No training means no costs and no downtime from employees.
Unlike complex CRM and ERP implementations (and I know, I’ve been there), everyone knows how to use Facebook. Okay, well not everyone.
But it’s the same look and feel.
Consider these stats with Facebook:
We are moving away from the desktop computing to mobile devices and tablet computing. Keyboards will soon be like a floppy disk (what’s a floppy disk you say?)
The touch screen IS the keyboard.
But the real key is the content collaboration.
The Sharepoint Killer?
While Facebook is aimed primarily for photos and videos, Chatter is aimed at documents, spreadsheets and presentations. Corporate data. Plus videos, of course.
I’ve always hated getting an attachment in an email. Why? Other than email clutter, the other problem is version control.
To me, Chatter may be the Microsoft Sharepoint killer.

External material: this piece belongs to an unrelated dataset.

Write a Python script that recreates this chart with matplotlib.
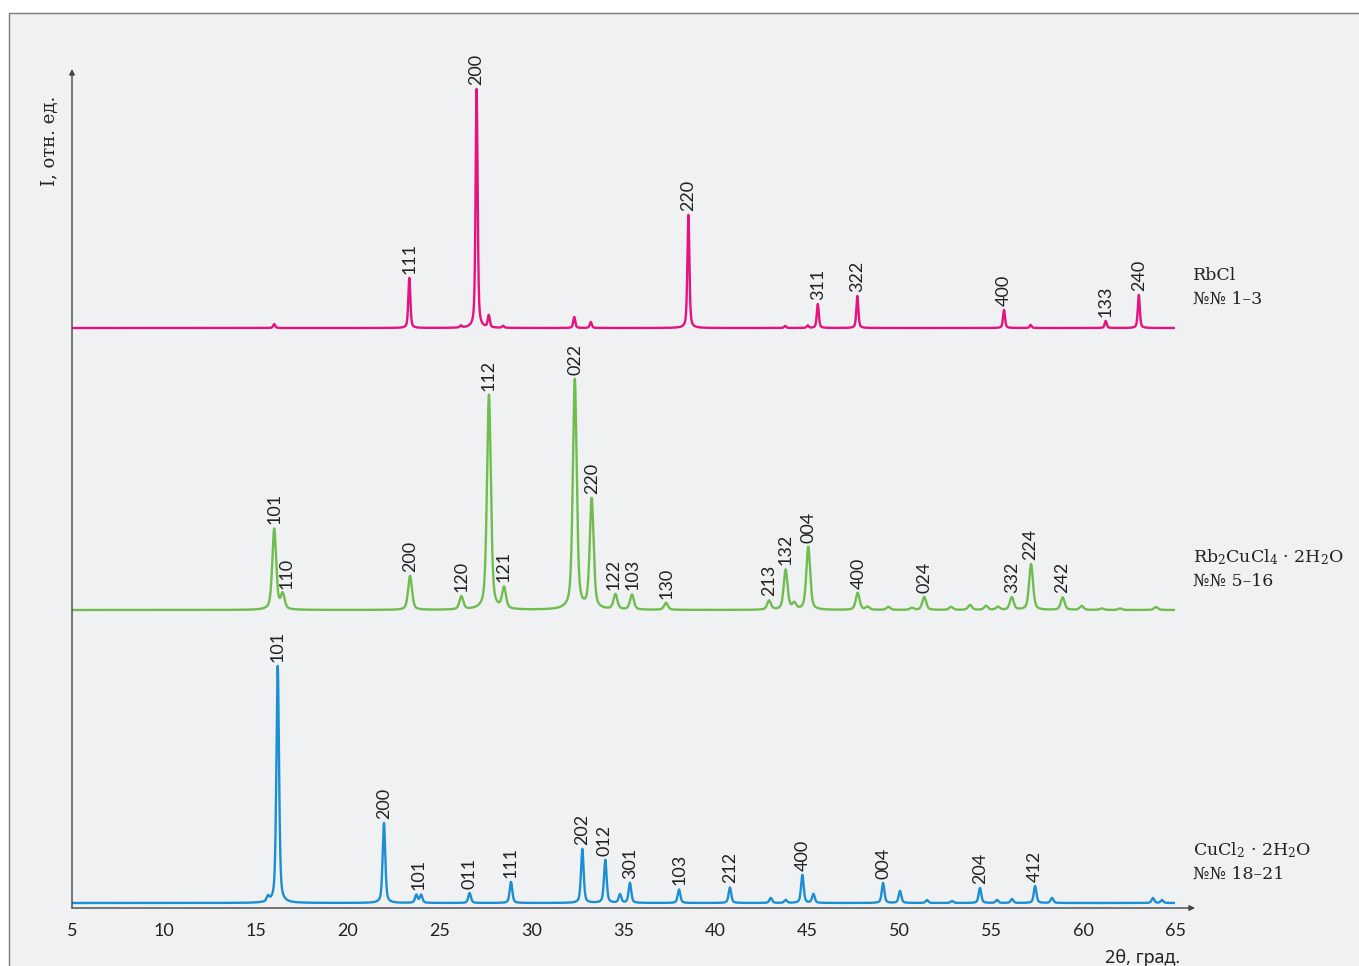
import numpy as np
import matplotlib
matplotlib.use("Agg")
import matplotlib.pyplot as plt
from matplotlib.patches import Rectangle

plt.rcParams['font.family'] = ['Lato', 'Noto Sans', 'DejaVu Sans']
plt.rcParams['mathtext.default'] = 'regular'

# peak positions (2θ, deg) and heights (rel. units) for the three patterns
rbcl_pos = [16.00, 23.35, 26.16, 27.01, 27.67, 28.45, 32.32, 33.22, 38.53, 43.79,
            45.02, 45.57, 47.72, 55.70, 57.15, 61.23, 63.03]
rbcl_int = [4, 50, 2, 239, 12, 2, 11, 6, 113, 2, 2.5, 24, 32, 18, 3, 7, 33]

rb2_pos = [16.00, 16.46, 23.39, 26.18, 27.68, 28.50, 32.35, 33.27, 34.56, 35.46,
           37.31, 42.92, 43.82, 44.29, 45.05, 47.74, 48.28, 49.41, 50.69, 51.36,
           52.82, 53.85, 54.72, 55.37, 56.12, 57.17, 58.89, 59.92, 61.01, 62.01, 63.97]
rb2_int = [81, 15, 34, 13, 215, 21, 230, 110, 15, 15,
           7, 9, 40, 6, 63, 17, 3, 3, 2, 13,
           3, 5, 4, 3, 12.5, 46, 12.5, 4, 1.5, 1.5, 3]

cucl2_pos = [15.66, 16.19, 21.97, 23.73, 23.99, 26.63, 28.88, 32.76, 34.01, 34.81,
             35.35, 38.02, 40.79, 43.01, 43.82, 44.73, 45.33, 49.12, 50.04, 51.51,
             52.87, 54.39, 55.32, 56.13, 57.39, 58.31, 63.80, 64.29]
cucl2_int = [5, 237, 80, 8, 8, 10, 21, 54, 43, 8.5,
             20, 13.5, 15.5, 5, 3, 28, 9, 20, 12, 3,
             2, 15, 3, 4, 17, 5, 5, 3]

rbcl_hkl = [('111', 23.35), ('200', 27.01), ('220', 38.53), ('311', 45.57),
            ('322', 47.72), ('400', 55.70), ('133', 61.23), ('240', 63.03)]
rb2_hkl = [('101', 16.00), ('110', 16.69), ('200', 23.39), ('120', 26.18),
           ('112', 27.68), ('121', 28.50), ('022', 32.40), ('220', 33.30),
           ('122', 34.45), ('103', 35.50), ('130', 37.34), ('213', 42.92),
           ('132', 43.79), ('004', 45.05), ('400', 47.80), ('024', 51.36),
           ('332', 56.12), ('224', 57.12), ('242', 58.89)]
cucl2_hkl = [('101', 16.19), ('200', 21.97), ('101', 23.85), ('011', 26.63),
             ('111', 28.88), ('202', 32.76), ('012', 33.96), ('301', 35.35),
             ('103', 38.02), ('212', 40.79), ('400', 44.73), ('004', 49.12),
             ('204', 54.39), ('412', 57.39)]

xticks = [5, 10, 15, 20, 25, 30, 35, 40, 45, 50, 55, 60, 65]


def pattern(x, pos, amp, fwhm, eta=0.5):
    # pseudo-Voigt profile for every reflection
    y = np.zeros_like(x)
    for p, a in zip(pos, amp):
        d = (x - p) / (fwhm / 2)
        y += a * (eta / (1 + d ** 2) + (1 - eta) * np.exp(-np.log(2) * d ** 2))
    return y


tt = np.arange(5.0, 65.0, 0.005)
traces = [
    (pattern(tt, rbcl_pos, rbcl_int, 0.13), 580, '#e5127f', rbcl_hkl,
     'RbCl', '№№ 1–3'),
    (pattern(tt, rb2_pos, rb2_int, 0.25), 298, '#70bd4f', rb2_hkl,
     'Rb$_2$CuCl$_4$ · 2H$_2$O', '№№ 5–16'),
    (pattern(tt, cucl2_pos, cucl2_int, 0.17), 5, '#1b8fd3', cucl2_hkl,
     'CuCl$_2$ · 2H$_2$O', '№№ 18–21'),
]

W, H = 1359, 966
fig = plt.figure(figsize=(W / 100, H / 100), dpi=100, facecolor='white')
fig.patches.append(Rectangle((9 / W, -0.1), 1.2, (H - 13) / H + 0.1,
                             transform=fig.transFigure, facecolor='#f0f1f3',
                             edgecolor='#7a7a7a', lw=1.0, zorder=-10))

ax = fig.add_axes([72 / W, 58 / H, 1103 / W, 838 / H])
ax.set_facecolor('none')
ax.set_xlim(5, 65)
ax.set_ylim(0, 838)
for s in ax.spines.values():
    s.set_visible(False)
ax.set_yticks([])
ax.set_xticks(xticks)
ax.tick_params(axis='x', length=0, pad=11, labelsize=13, labelcolor='#222222')

for y, off, color, hkl, name, nums in traces:
    ax.plot(tt, y + off, color=color, lw=1.7, solid_joinstyle='round')
    for lab, pos in hkl:
        m = (tt > pos - 0.22) & (tt < pos + 0.22)
        top = y[m].max() + off
        ax.text(pos, top + 4, lab, rotation=90, ha='center', va='bottom',
                fontsize=13, color='#222222')
    ax.text(66.0, off + 48, name, fontsize=12.5, family='DejaVu Serif',
            color='#222222', va='baseline')
    ax.text(66.0, off + 24, nums, fontsize=12.5, family='DejaVu Serif',
            color='#222222', va='baseline')

# axes drawn as arrows
arrow = dict(arrowstyle='-|>', color='#444444', lw=1.0,
             mutation_scale=8, shrinkA=0, shrinkB=0)
ax.annotate('', xy=(66.09, 0), xytext=(5, 0), arrowprops=arrow,
            annotation_clip=False)
ax.annotate('', xy=(5, 839), xytext=(5, 0), arrowprops=arrow,
            annotation_clip=False)

ax.text(3.8, 767, 'I, отн. ед.', rotation=90, ha='center', va='center',
        fontsize=13, family='DejaVu Serif', color='#222222')
ax.text(65.3, -50, '2θ, град.', ha='right', va='center', fontsize=13,
        family=['Noto Sans', 'DejaVu Sans'], color='#222222')

fig.savefig('out.png', dpi=100, facecolor='white')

I really can’t share the number of Sharepoint implementation success stories, because most of them are not happy stories. Performance and user adoption were the 2 biggest factors. To increase performance, you ended up buying more hardware, both on the server end and networking end. Marc Benioff would have a seizure if he saw all the “boxes” being ordered.
Like Facebook
Three powerful interfaces of Facebook-like interfaces are Chatter Recommendations, Chatter Desktop, Chatter Filters.

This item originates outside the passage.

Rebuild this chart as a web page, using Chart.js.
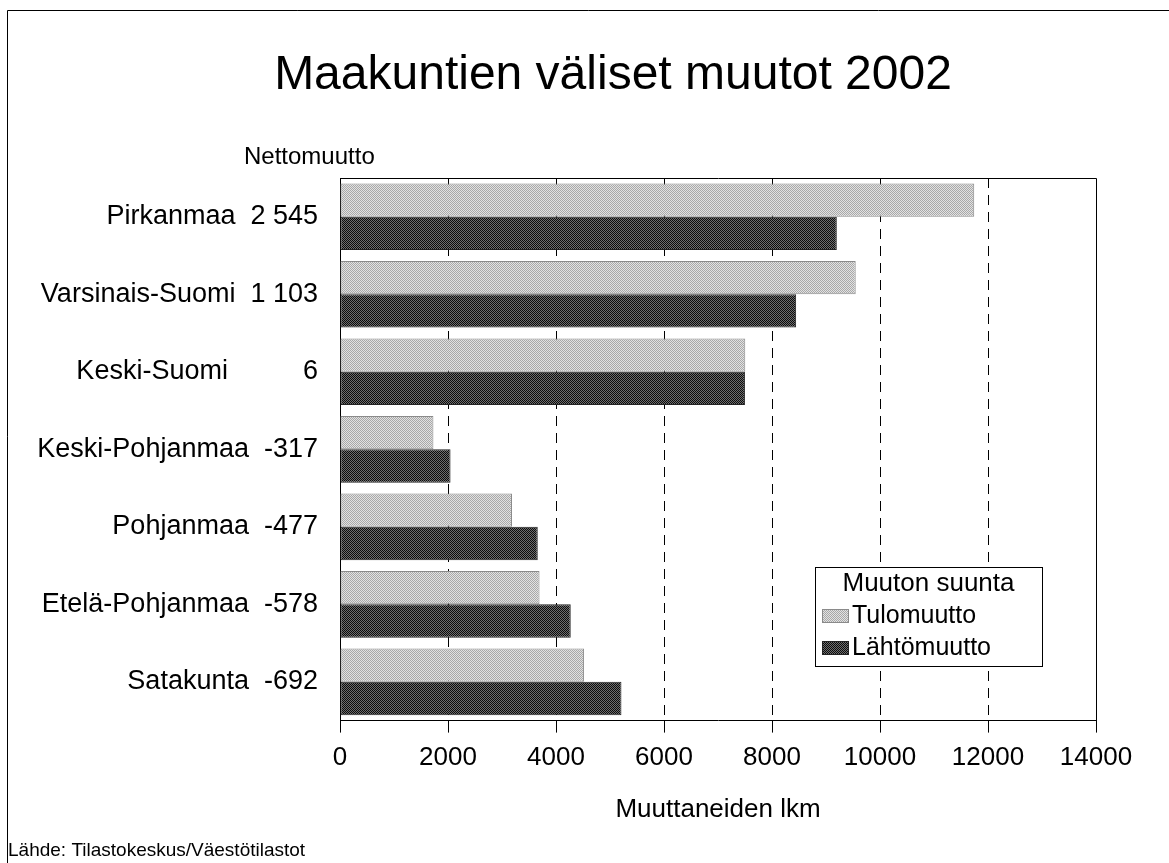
<!DOCTYPE html>
<html>
<head>
<meta charset="utf-8">
<script src="https://cdn.jsdelivr.net/npm/chart.js@4/dist/chart.umd.min.js"></script>
<style>
html,body{margin:0;padding:0;background:#fff;}
#wrap{position:relative;width:1169px;height:863px;}
</style>
</head>
<body>
<div id="wrap"><canvas id="c" width="1169" height="863"></canvas></div>
<script>
const regions = ['Pirkanmaa','Varsinais-Suomi','Keski-Suomi','Keski-Pohjanmaa','Pohjanmaa','Etelä-Pohjanmaa','Satakunta'];
const netLabels = ['2 545','1 103','6','-317','-477','-578','-692'];
const tulomuutto = [11745, 9550, 7505, 1730, 3185, 3695, 4520];
const lahtomuutto = [9200, 8447, 7499, 2047, 3662, 4273, 5212];
const xTicks = [0,2000,4000,6000,8000,10000,12000,14000];

const FONT = '"Liberation Sans", Arial, sans-serif';

function makePattern(c1, c2) {
  const p = document.createElement('canvas');
  p.width = 4; p.height = 4;
  const g = p.getContext('2d');
  for (let y = 0; y < 4; y++) for (let x = 0; x < 4; x++) {
    g.fillStyle = ((x + y) % 2 === 0) ? c1 : c2;
    g.fillRect(x, y, 1, 1);
  }
  return g.createPattern(p, 'repeat');
}
const patLight = makePattern('#a8a8a8', '#e2e2e2');
const patDark = makePattern('#0c0c0c', '#6e6e6e');

// net numbers sit in a right-aligned column; short ones padded with figure spaces
const yLabels = regions.map((r, i) => {
  const n = netLabels[i];
  return r + '  ' + (n.length < 3 ? n.padStart(5, '\u2007') : n);
});

const extras = {
  id: 'extras',
  beforeDraw(chart) {
    const c = chart.ctx;
    c.save();
    c.fillStyle = '#fff';
    c.fillRect(0, 0, chart.width, chart.height);
    c.restore();
  },
  afterDraw(chart) {
    const c = chart.ctx;
    const a = chart.chartArea;
    c.save();
    c.strokeStyle = '#000';
    c.lineWidth = 1;
    c.beginPath();
    c.moveTo(7.5, 863); c.lineTo(7.5, 10.5); c.lineTo(1169, 10.5);
    c.stroke();
    c.beginPath();
    c.moveTo(Math.round(a.left) + 0.5, Math.round(a.top) + 0.5);
    c.lineTo(Math.round(a.right) + 0.5, Math.round(a.top) + 0.5);
    c.lineTo(Math.round(a.right) + 0.5, Math.round(a.bottom) + 0.5);
    c.stroke();
    c.fillStyle = '#000';
    c.textBaseline = 'middle';
    // title
    c.font = '48px ' + FONT;
    c.textAlign = 'center';
    c.fillText('Maakuntien väliset muutot 2002', 613, 76);
    // Nettomuutto header
    c.font = '24px ' + FONT;
    c.textAlign = 'left';
    c.fillText('Nettomuutto', 244, 157);
    // source
    c.font = '19px ' + FONT;
    c.fillText('Lähde: Tilastokeskus/Väestötilastot', 8, 851);
    // legend
    const lx = 815, ly = 567, lw = 227, lh = 99;
    c.fillStyle = '#fff';
    c.fillRect(lx, ly, lw, lh);
    c.strokeStyle = '#000';
    c.strokeRect(lx + 0.5, ly + 0.5, lw, lh);
    c.fillStyle = '#000';
    c.font = '26px ' + FONT;
    c.textAlign = 'center';
    c.fillText('Muuton suunta', lx + lw / 2, ly + 17);
    c.textAlign = 'left';
    c.font = '25px ' + FONT;
    const ds = chart.data.datasets;
    const rows = [ly + 49, ly + 81];
    ds.forEach((d, i) => {
      c.fillStyle = d.backgroundColor;
      c.fillRect(lx + 7, rows[i] - 7, 27, 14);
      c.strokeStyle = d.borderColor;
      c.strokeRect(lx + 7.5, rows[i] - 6.5, 26, 13);
      c.fillStyle = '#000';
      c.fillText(d.label, lx + 37, rows[i]);
    });
    c.restore();
  }
};

new Chart(document.getElementById('c'), {
  type: 'bar',
  data: {
    labels: yLabels,
    datasets: [
      { label: 'Tulomuutto', data: tulomuutto, backgroundColor: patLight, borderColor: '#8a8a8a', borderWidth: 1, borderSkipped: false },
      { label: 'Lähtömuutto', data: lahtomuutto, backgroundColor: patDark, borderColor: '#222', borderWidth: 1, borderSkipped: false }
    ]
  },
  options: {
    indexAxis: 'y',
    responsive: false,
    animation: false,
    devicePixelRatio: 1,
    layout: { padding: { left: 0, right: 73, top: 178, bottom: 38 } },
    datasets: { bar: { categoryPercentage: 0.86, barPercentage: 1.0 } },
    plugins: {
      legend: { display: false },
      tooltip: { enabled: false },
      title: { display: false }
    },
    scales: {
      x: {
        min: 0, max: 14000,
        afterBuildTicks(scale) { scale.ticks = xTicks.map(v => ({ value: v })); },
        grid: {
          color: (ctx) => (ctx.tick && (ctx.tick.value === 0 || ctx.tick.value === 14000)) ? 'rgba(0,0,0,0)' : '#000',
          tickColor: '#000',
          tickLength: 12,
          lineWidth: 1
        },
        border: { display: true, color: '#000', width: 1, dash: [10, 7] },
        ticks: {
          color: '#000',
          padding: 10,
          maxRotation: 0,
          autoSkip: false,
          font: { family: FONT, size: 26 },
          callback: (v) => String(v)
        },
        title: {
          display: true,
          text: 'Muuttaneiden lkm',
          color: '#000',
          font: { family: FONT, size: 26 },
          padding: { top: 10, bottom: 0 }
        }
      },
      y: {
        afterFit(scale) { scale.width = 340; },
        grid: { display: false, drawTicks: false },
        border: { display: true, color: '#000', width: 1 },
        ticks: {
          color: '#000',
          padding: 22,
          autoSkip: false,
          font: { family: FONT, size: 27 }
        }
      }
    }
  },
  plugins: [extras]
});
</script>
</body>
</html>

With Chatter Recommendations, employees receive automatic suggestions of colleagues to follow and groups to join just like Facebook.
Chatter Desktop allows employees to post updates, comments, files and links without opening a web browser, and displays pop-up alerts to instantly notify employees of important updates.
Chatter Filters is the left sidebar of Facebook: a filter of Chatter Feed by groups, people and records. Chatter Topics lets users associate their updates with other posts and comments on the same topic by using a hash tag.
Hash tags (#) are Twitter like features.
Mobile Support
In the days of desktops, you had to support 3 browsers: IE, Firefox and Safari. Now with mobile computing you have a wealth of devices and OSes to choose from. Everything from iPads, iPhones, Blackberries, and now the popular Dell Streak with the Android OS.
The era of real time mobile computing is already here.
About 25% of Salesforce’s 80,000 customers use Chatter, and it is free for all paying user subscriptions of Salesforce CRM and Force.com. Non Salesforce users costs $15 per user per month. Chatter 2 features will be available in October.